A housing affordability expert has branded the ACT government's affordable housing targets as "so small they're almost insignificant", suggesting the government's control of land supply means it should be doing more.
The government published last week new targets for affordable, community and public housing across Canberra, revealing it would be only about 3.5 per cent of land to be released this financial year, ahead of new targets from July.
University of Sydney's Professor Peter Phibbs, who has more than 20 years of experience in housing research, said the targets should be "much higher" given the current national housing boom, and the targets were "so small they're almost insignificant".
Prof Phibbs also said that given the small size of the ACT's housing market compared to other states, and the government's virtual monopoly on land release, "it strikes me that the government isn't really doing the job" when it came to addressing housing affordability.
"I'm just surprised they aren't doing more, because there's an opportunity in Canberra, you've got a supposedly progressive Labor government, one that controls the land supply lever and it seems they're not using it," he said.
"What the boom has done across the country is generate a lot of revenue for state governments through stamp duty, and while the territory is trying to reform stamp duty, now is the time to act."
Prof Phibbs also said the ACT government's relatively high land sales profit margins probably exceeded the industry standard, depending on the nature of the development, but the government did not face the same risk private developers did in other states.

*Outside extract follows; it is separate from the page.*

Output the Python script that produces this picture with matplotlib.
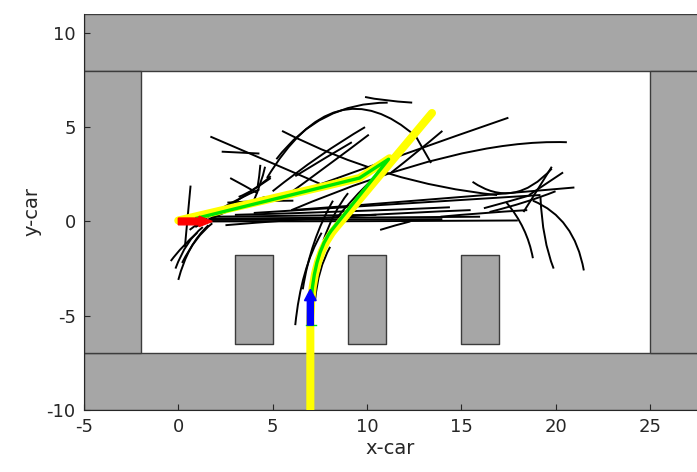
"""Parking planner: RRT tree, planned path and smoothed path in the car frame."""

import matplotlib
matplotlib.use("Agg")
import matplotlib.pyplot as plt
from matplotlib.patches import Rectangle, PathPatch
from matplotlib.path import Path

plt.rcParams["axes.unicode_minus"] = False

# obstacles (x, y, width, height)
walls = [(-5, 8, 35, 3), (-5, -10, 35, 3), (-5, -7, 3, 15), (25, -7, 5, 15)]
parked_cars = [(3, -6.5, 2, 4.7), (9, -6.5, 2, 4.7), (15, -6.5, 2, 4.7)]

# tree branches: start, control, end (quadratic curves)
branches = [
    (0.65, 1.9, 0.5, 0.3, 0.35, -1.35),
    (1.3, -0.3, 0.4, -1.0, -0.15, -2.5),
    (1.6, -0.2, 0.5, -1.2, 0.0, -3.1),
    (1.0, -0.6, 0.2, -1.3, -0.4, -2.1),
    (1.8, -0.1, 0.9, -0.8, 0.2, -2.2),
    (0.6, -0.45, 2.2, 0.8, 4.3, 1.7),
    (0.9, -0.3, 2.5, 0.6, 4.6, 1.3),
    (1.2, -0.2, 2.8, 0.9, 4.9, 2.3),
    (2.6, 1.0, 4.5, 1.1, 6.1, 1.1),
    (1.7, 4.5, 4.5, 3.3, 7.5, 2.0),
    (2.3, 3.7, 3.3, 3.65, 4.3, 3.6),
    (2.75, 2.3, 3.5, 1.9, 4.2, 1.5),
    (3.2, 1.3, 4.0, 1.6, 4.9, 2.4),
    (4.35, 3.0, 4.3, 2.4, 4.2, 1.8),
    (4.0, 1.1, 4.4, 2.0, 4.6, 2.9),
    (4.7, 2.3, 8.3, 8.3, 12.6, 4.5),
    (12.6, 4.5, 13.0, 3.8, 13.4, 3.1),
    (5.2, 3.3, 7.5, 6.3, 11.1, 6.3),
    (9.9, 6.6, 10.8, 6.4, 12.4, 6.3),
    (5.0, 1.6, 7.5, 3.6, 9.9, 5.0),
    (5.5, 1.2, 8.0, 3.0, 10.1, 4.6),
    (6.2, 2.4, 8.0, 3.5, 9.2, 4.2),
    (5.5, 4.8, 11.0, 2.0, 16.9, 1.4),
    (6.5, 1.6, 12.0, 3.6, 17.5, 5.5),
    (6.0, 0.6, 15.0, 4.4, 20.6, 4.2),
    (11.3, 2.6, 12.7, 3.7, 14.0, 4.8),
    (1.6, 0.0, 10.0, 0.0, 18.0, 0.05),
    (1.6, 0.08, 8.0, 0.1, 14.0, 0.12),
    (1.6, 0.15, 9.0, 0.2, 16.0, 0.25),
    (1.8, 0.25, 6.0, 0.3, 10.5, 0.35),
    (3.0, 0.35, 9.0, 0.5, 14.4, 0.75),
    (4.0, 0.45, 12.0, 0.95, 19.2, 1.4),
    (6.0, 0.6, 13.0, 1.1, 21.0, 1.8),
    (2.5, -0.2, 9.0, 0.35, 15.5, 0.6),
    (13.9, 0.25, 16.0, 0.45, 18.5, 0.6),
    (16.2, 0.7, 17.5, 1.05, 18.7, 1.4),
    (10.7, -0.45, 11.5, -0.2, 12.3, 0.0),
    (15.6, 2.1, 17.8, 0.6, 19.8, 2.8),
    (19.8, 2.9, 19.0, 1.6, 18.3, 0.5),
    (20.4, 2.6, 19.5, 2.0, 18.6, 1.4),
    (17.4, 1.0, 18.5, -0.3, 18.8, -1.95),
    (19.2, 1.3, 19.3, -1.0, 19.9, -2.5),
    (18.8, 1.1, 21.0, 0.2, 21.5, -2.6),
    (16.5, 0.5, 18.5, 1.0, 20.0, 1.6),
    (7.6, -0.6, 6.5, -2.5, 6.2, -5.5),
    (8.05, -1.35, 7.4, -2.5, 7.25, -4.2),
    (8.2, 1.1, 7.0, -1.0, 6.6, -3.6),
    (9.0, 1.5, 8.2, 0.5, 7.7, -1.0),
    (8.5, 0.3, 9.8, 1.9, 11.6, 3.4),
]

# planned path (two pieces) and smoothed path
plan_out_x = [7, 7, 7, 8.3, 13.45]
plan_out_y = [-10, -5.5, -1.95, -0.4, 5.75]
plan_back_x = [0, 9.6, 11.2]
plan_back_y = [0.05, 2.3, 3.35]
smooth_x = [7, 7, 8.1, 11.15, 9.6, 0.9]
smooth_y = [-5.5, -2.0, -0.5, 3.3, 2.3, 0.15]

start_pose = (7, -5.5, 0, 1.9)
goal_pose = (0, 0, 1.8, 0)


def main() -> None:
    fig = plt.figure(figsize=(6.97, 4.72), dpi=100)
    ax = fig.add_axes([84 / 697, 62 / 472, 613 / 697, 396 / 472])

    for x, y, w, h in walls:
        ax.add_patch(Rectangle((x, y), w, h, facecolor="#a6a6a6",
                               edgecolor="#3c3c3c", lw=1.0, zorder=1))
    for x, y, w, h in parked_cars:
        ax.add_patch(Rectangle((x, y), w, h, facecolor="#a6a6a6",
                               edgecolor="#3c3c3c", lw=1.0, joinstyle="round",
                               zorder=1))

    for x0, y0, cx, cy, x1, y1 in branches:
        p = Path([(x0, y0), (cx, cy), (x1, y1)],
                 [Path.MOVETO, Path.CURVE3, Path.CURVE3])
        ax.add_patch(PathPatch(p, fill=False, edgecolor="black", lw=1.4, zorder=2))

    out_path = Path(list(zip(plan_out_x, plan_out_y)),
                    [Path.MOVETO, Path.LINETO, Path.CURVE3, Path.CURVE3, Path.LINETO])
    ax.add_patch(PathPatch(out_path, fill=False, edgecolor="#ffff00", lw=5.8,
                           capstyle="round", joinstyle="round", zorder=3))
    ax.plot(plan_back_x, plan_back_y, color="#ffff00", lw=5.8,
            solid_capstyle="round", solid_joinstyle="round", zorder=3)

    sm_path = Path(list(zip(smooth_x, smooth_y)),
                   [Path.MOVETO, Path.CURVE3, Path.CURVE3, Path.LINETO,
                    Path.LINETO, Path.LINETO])
    ax.add_patch(PathPatch(sm_path, fill=False, edgecolor="#00e600", lw=2.4,
                           joinstyle="round", zorder=4))
    ax.plot([start_pose[0] - 0.25, start_pose[0] + 0.3], [start_pose[1]] * 2,
            color="#00e600", lw=1.0, zorder=4)

    ax.arrow(*goal_pose, width=0.36, head_width=0.55, head_length=0.7,
             length_includes_head=True, color="#ff0000", zorder=5)
    ax.arrow(*start_pose, width=0.32, head_width=0.62, head_length=0.6,
             length_includes_head=True, color="#0000ff", zorder=5)

    ax.set_xlim(-5, 27.5)
    ax.set_ylim(-10, 11)
    ax.set_xticks([-5, 0, 5, 10, 15, 20, 25])
    ax.set_yticks([-10, -5, 0, 5, 10])
    ax.tick_params(direction="in", length=4, labelsize=13, colors="#262626",
                   pad=6)
    ax.spines["top"].set_visible(False)
    ax.spines["right"].set_visible(False)
    for s in ("left", "bottom"):
        ax.spines[s].set_color("#262626")
    ax.set_xlabel("x-car", fontsize=14, color="#262626", labelpad=2)
    ax.set_ylabel("y-car", fontsize=14, color="#262626", labelpad=4)

    fig.savefig("out.png", dpi=100)


if __name__ == "__main__":
    main()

"It's another reason the government should be reinvesting that revenue from the profit margins into better addressing housing affordability," he said.
"If they're simply taking the revenue from land sales to run various parts of the government, then to me it looks like government is part of the problem."
Similarly, Master Builders ACT chief executive Michael Hopkins said the profit margins were a "very healthy return" for the government, which could use the funds to release more discounted land for community housing providers while still maintaining a "strong financial return".
He said the government's land release targets had only 692 blocks for detached housing to be released this financial year, or about 24 per cent of all dwellings.
Mr Hopkins said that fell "well short of community demand" and would likely lead to increased land prices, "putting the dream of purchasing a family home further out of reach of many Canberrans".
Housing Minister Yvette Berry is working on a new housing affordability strategy and has previously said she remains dedicated to the issue, despite the low targets for 2017-18.
While no new public housing is touted for the urban renewal precinct in the city and along Northbourne Avenue, a government spokesman has said those areas already had a high proportion of social housing, with 317 sites in Turner, 294 in O'Connor and 185 in Downer.
But Prof Phibbs said the territory government should be using its "unique position" among all jurisdictions to perhaps reduce government profit margins, but generate more public housing for the ACT.
"It's just worrying because this is a time where households need help because the market is so expensive, and not everyone in Canberra is a wealthy public servant," he said.
"It surprised me because not long ago, the ACT had probably the best housing strategy in Australia by a long margin, but now the government just seems to be going through the motions."